Target identification of MY in protecting oxidative damage in TBHP‐treated C2C12 myotubes. (A) The structure of the probe MY‐P. (B) Pull‐down labeling with MY‐P in C2C12 myotubes. CBB: Coomassie Brilliant Blue. (C) Volcano plot of MY‐P binding proteins compared with control group (10 µM MY‐P). (D) Pull‐down/Western blotting identified the target protein PRDX5. (E) The PRDX5 expression in Gast muscle from young or aged mice. ##p < 0.01, young versus aged. **p < 0.01, aged versus aged+MY.L. &&p < 0.01, aged versus aged+MY.H. (F) The PRDX5 expression in TBHP‐treated C2C12 myotubes. ##p < 0.01, vehicle versus TBHP, *p < 0.05, **p < 0.01, MY versus TBHP. (G) ITC titration of MY (100 µM) into recombinant PRDX5 protein (5 µM). (H) Western blotting‐based CETSA validation of thermal stabilization of PRDX5 in response MY treatment at the concentration from 0 to 100 µM. β‐Actin was used as a control.
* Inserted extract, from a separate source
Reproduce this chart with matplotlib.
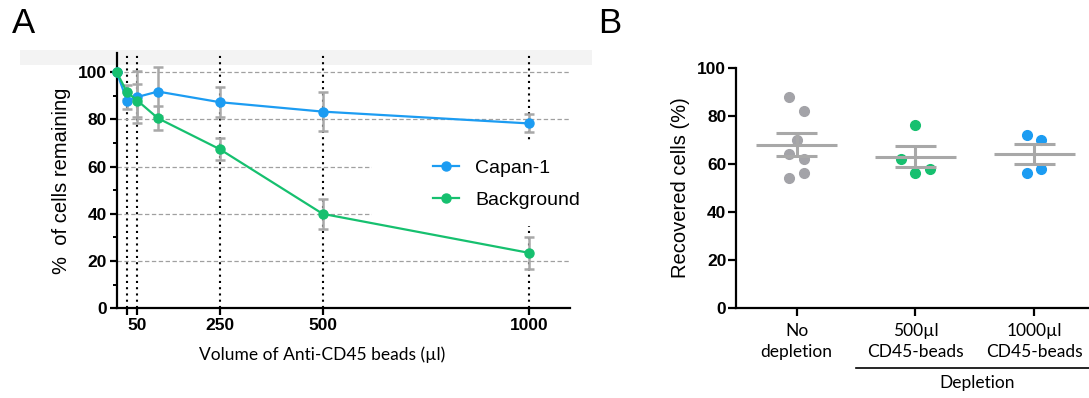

Data are displayed as mean ± SD, n = 6.

FIGURE 5

MY protects C2C12 myotubes against oxidative damage through targeting PRDX5. (A) Protein expression levels of PRDX5, MuRF1, UNG1, and Nrf2 in si‐Prdx5 and scrambled cells. β‐Actin was used as a loading control. (B) Protein expression level of nuclear Nrf‐2 in si‐Prdx5 and scrambled cells. Histone H3 was used as the loading control. LDH level (C) and ATP concentration (D) in TBHP‐treated scrambled and si‐Prdx5 cells. (E) Mitochondrial content in TBHP‐treated scrambled and si‐Prdx5 cells, assessed by MitoTracker Green staining. (F) Oxygen consumption rate (OCR) and extracellular acidification rate (ECAR) in TBHP‐treated scrambled and si‐Prdx5 cells, assessed by Seahorse assay. (G) The levels of coprecipitated Nrf2 and UNG1 with PRDX5 in C2C12 myotubes. Data are displayed as mean ± SD, n = 6. #p < 0.05, ##p < 0.01, vehicle versus TBHP. *p < 0.05, **p < 0.01, TBHP+MY versus TBHP. &p < 0.05, &&p < 0.01, si‐Prdx5+MY versus scrambled+MY.

FIGURE 6

Cys100 of PRDX5 is critical for binding to MY. (A) Binding sites of MY–PRDX5 by virtual docking analysis. (B) The PRDX5 expression level in PRDX5‐WT and PRDX5‐C100A overexpression C2C12 cell lines, respectively. (C) ROS production. (D) ATP concentration. (E) Protein expression levels of MuRF1, UNG1 and Nrf2 in TBHP‐treated PRDX5‐WT and PRDX5‐C100A overexpression cells. β‐Actin was used as a loading control. (F) Protein expression level of nuclear Nrf‐2 in TBHP‐treated PRDX5‐WT and PRDX5‐C100A overexpression cells. Histone H3 was used as the loading control. Data are shown as mean ± SD, n = 6. #p < 0.05, ##p < 0.01, vehicle versus TBHP. *p < 0.05, **p < 0.01, TBHP+MY versus TBHP. &p < 0.05, &&p < 0.01, WT+MY versus C100+MY. $p < 0.05, $$p < 0.01, TBHP versus MY+TBHP.

FIGURE 7

Schematic diagram of molecular mechanism of MY in mitigating sarcopenia.